Now manager of Tottenham Hotspur, the Portuguese would love nothing more than to add Spurs’ name to the list of clubs to lift a title in the time that the Gunners have slipped from invincible to distinctly beatable. That’s not going to happen this season, but on Sunday at the Emirates he could well deliver a derby double to remind Arsenal fans just how much they can loathe the very sight of him.
He was, of course, not just the man who led Chelsea on their march up the hill as Arsenal rolled down past them. He was also the divisive figure who got under the skin of Arsene Wenger at every turn. There were the occasional issues with Sir Alex Ferguson too, but Mourinho always showed at least a smidgen of respect for the Scot.
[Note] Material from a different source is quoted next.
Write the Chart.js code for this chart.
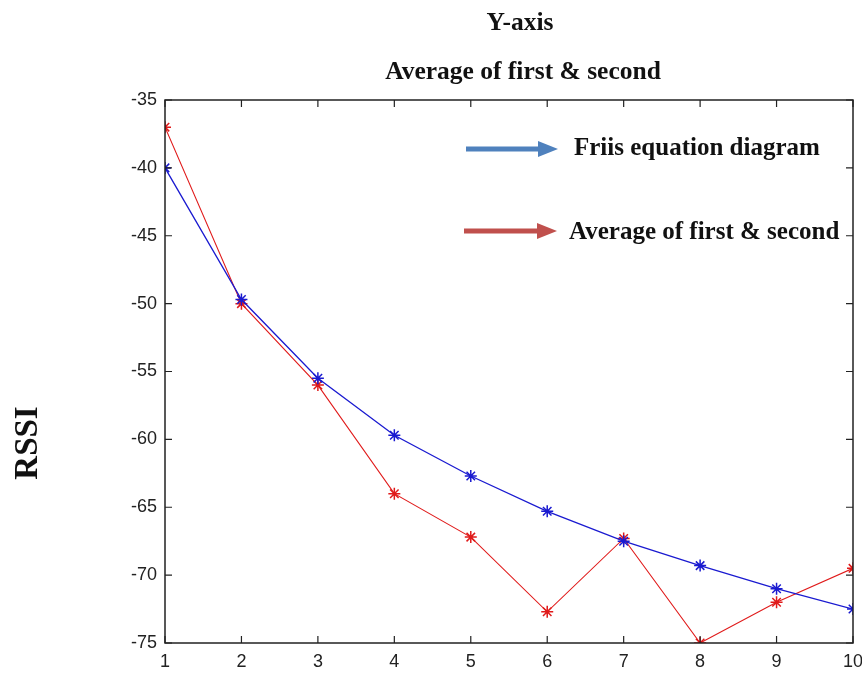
<!DOCTYPE html>
<html>
<head>
<meta charset="utf-8">
<script src="https://cdn.jsdelivr.net/npm/chart.js@4/dist/chart.umd.min.js"></script>
<style>
    html, body { margin: 0; padding: 0; background: #fff; }
    #wrap { width: 862px; height: 673px; }
</style>
</head>
<body>
<div id="wrap"><canvas id="grafico" width="862" height="673"></canvas></div>
<script>
const distancias = [1, 2, 3, 4, 5, 6, 7, 8, 9, 10];
const friis = [-40, -49.7, -55.5, -59.7, -62.7, -65.3, -67.5, -69.3, -71, -72.5];
const promedio = [-37, -50, -56, -64, -67.2, -72.7, -67.3, -75, -72, -69.5];
const yTicks = [-35, -40, -45, -50, -55, -60, -65, -70, -75];
const tituloLineas = ['Y-axis', 'Average of first & second'];
const leyenda = ['Friis equation diagram', 'Average of first & second'];
const ejeY = 'RSSI';

// dibuja titulos, leyenda con flechas, marco y ticks hacia adentro
const decoracion = {
    id: 'decoracion',
    afterDraw(chart) {
        const ctx = chart.ctx;
        const a = chart.chartArea;
        const xs = chart.scales.x, ys = chart.scales.y;
        ctx.save();

        // marco
        ctx.strokeStyle = '#222';
        ctx.lineWidth = 1.5;
        ctx.strokeRect(a.left, a.top, a.right - a.left, a.bottom - a.top);

        // ticks hacia adentro
        ctx.lineWidth = 1.2;
        ctx.beginPath();
        distancias.forEach(v => {
            const px = xs.getPixelForValue(v);
            ctx.moveTo(px, a.bottom); ctx.lineTo(px, a.bottom - 7);
            ctx.moveTo(px, a.top); ctx.lineTo(px, a.top + 7);
        });
        yTicks.forEach(v => {
            const py = ys.getPixelForValue(v);
            ctx.moveTo(a.left, py); ctx.lineTo(a.left + 7, py);
            ctx.moveTo(a.right, py); ctx.lineTo(a.right - 7, py);
        });
        ctx.stroke();

        // titulos
        ctx.fillStyle = '#111';
        ctx.textAlign = 'center';
        ctx.textBaseline = 'middle';
        ctx.font = 'bold 25.5px "Liberation Serif", serif';
        ctx.fillText(tituloLineas[0], 520, 23);
        ctx.fillText(tituloLineas[1], 523, 72);

        // etiqueta eje Y
        ctx.save();
        ctx.translate(28, 443);
        ctx.rotate(-Math.PI / 2);
        ctx.font = 'bold 33px "Liberation Serif", serif';
        ctx.fillText(ejeY, 0, 0);
        ctx.restore();

        // leyenda con flechas
        const flecha = (x1, x2, y, color) => {
            ctx.fillStyle = color;
            ctx.fillRect(x1, y - 2.5, x2 - x1 - 18, 5);
            ctx.beginPath();
            ctx.moveTo(x2 - 20, y - 8);
            ctx.lineTo(x2, y);
            ctx.lineTo(x2 - 20, y + 8);
            ctx.closePath();
            ctx.fill();
        };
        flecha(466, 558, 149, '#4f81bd');
        flecha(464, 557, 231, '#c0504d');
        ctx.fillStyle = '#111';
        ctx.textAlign = 'left';
        ctx.font = 'bold 25px "Liberation Serif", serif';
        ctx.fillText(leyenda[0], 574, 149);
        ctx.fillText(leyenda[1], 569, 233);

        ctx.restore();
    }
};

const ctx = document.getElementById('grafico').getContext('2d');
new Chart(ctx, {
    type: 'line',
    data: {
        labels: distancias,
        datasets: [
            {
                label: leyenda[0],
                data: distancias.map((d, i) => ({ x: d, y: friis[i] })),
                borderColor: '#1a1ad0',
                backgroundColor: '#1a1ad0',
                borderWidth: 1.3,
                pointStyle: 'star',
                pointRadius: 6,
                pointBorderWidth: 1.5,
                tension: 0
            },
            {
                label: leyenda[1],
                data: distancias.map((d, i) => ({ x: d, y: promedio[i] })),
                borderColor: '#e01a1a',
                backgroundColor: '#e01a1a',
                borderWidth: 1.1,
                pointStyle: 'star',
                pointRadius: 6,
                pointBorderWidth: 1.5,
                tension: 0
            }
        ]
    },
    options: {
        responsive: false,
        animation: false,
        layout: { padding: { top: 100, right: 9, left: 0, bottom: 0 } },
        plugins: {
            legend: { display: false },
            title: { display: false },
            tooltip: { enabled: false }
        },
        scales: {
            x: {
                type: 'linear',
                min: 1,
                max: 10,
                afterFit: s => { s.height = 30; s.paddingRight = 0; s.paddingLeft = 0; },
                afterBuildTicks: s => { s.ticks = distancias.map(v => ({ value: v })); },
                grid: { display: false, drawTicks: false },
                border: { display: false },
                ticks: {
                    padding: 8,
                    color: '#222',
                    font: { family: '"Liberation Sans", Arial, sans-serif', size: 18 },
                    maxRotation: 0
                }
            },
            y: {
                min: -75,
                max: -35,
                afterFit: s => { s.width = 165; s.paddingTop = 0; s.paddingBottom = 0; },
                afterBuildTicks: s => { s.ticks = yTicks.map(v => ({ value: v })); },
                grid: { display: false, drawTicks: false },
                border: { display: false },
                ticks: {
                    padding: 8,
                    color: '#222',
                    font: { family: '"Liberation Sans", Arial, sans-serif', size: 18 }
                }
            }
        }
    },
    plugins: [decoracion]
});
</script>
</body>
</html>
With Wenger and Arsenal, there was no such reverence.
This week’s dig about not looking down at Arsenal since he only looks up was a reminder of Mourinho’s particularly notable comment about Wenger in 2005. “I think he is one of these people who is a voyeur, he likes to watch other people,” Jose said in a press conference. “There are some guys who, when they are at home, have a big telescope to see what happens in other families. He speaks, speaks, speaks about Chelsea.”
Wenger described it as “a personal attack” and admitted that it had hurt him, refusing to apologise for his regular mentions of Chelsea and even claiming that he was considering taking legal action. The pair never had anything close to a good relationship thereafter, and even 13 years on at Old Trafford, when Wenger was being gifted a commemorative vase by Sir Alex Ferguson following their years together at the top of the game, then-Manchester United manager Mourinho seemed uncertain about accepting Ferguson’s offer to take part in the photographs, so little did he and Wenger care for one another.
Arsenal have still never got the better of Mourinho in any game he would claim has counted for much. In 22 attempts, the Gunners’ only victories over the Special One came in a 1-0 Community Shield win over Chelsea in 2015 and a 2-0 triumph over United towards the end of 2016-17 at a time when Mourinho had thrown all of his resources towards a Europa League title which would follow 17 days later in Stockholm.
Mourinho’s 12 wins against Arsenal include the memorable 6-0 Chelsea victory in Wenger’s 1000th game in charge of the north London side, along with a maximum six point haul from his two derbies to date since taking over from Mauricio Pochettino at White Hart Lane.
Another win for Mourinho and Spurs on Sunday would ensure once and for all that the balance of power in north London has shifted towards the Lilywhites. And the fact that it would be yet more pain for Arsenal at the hands of Mourinho would be just another personal triumph for the Gunners’ least favourite figure in football.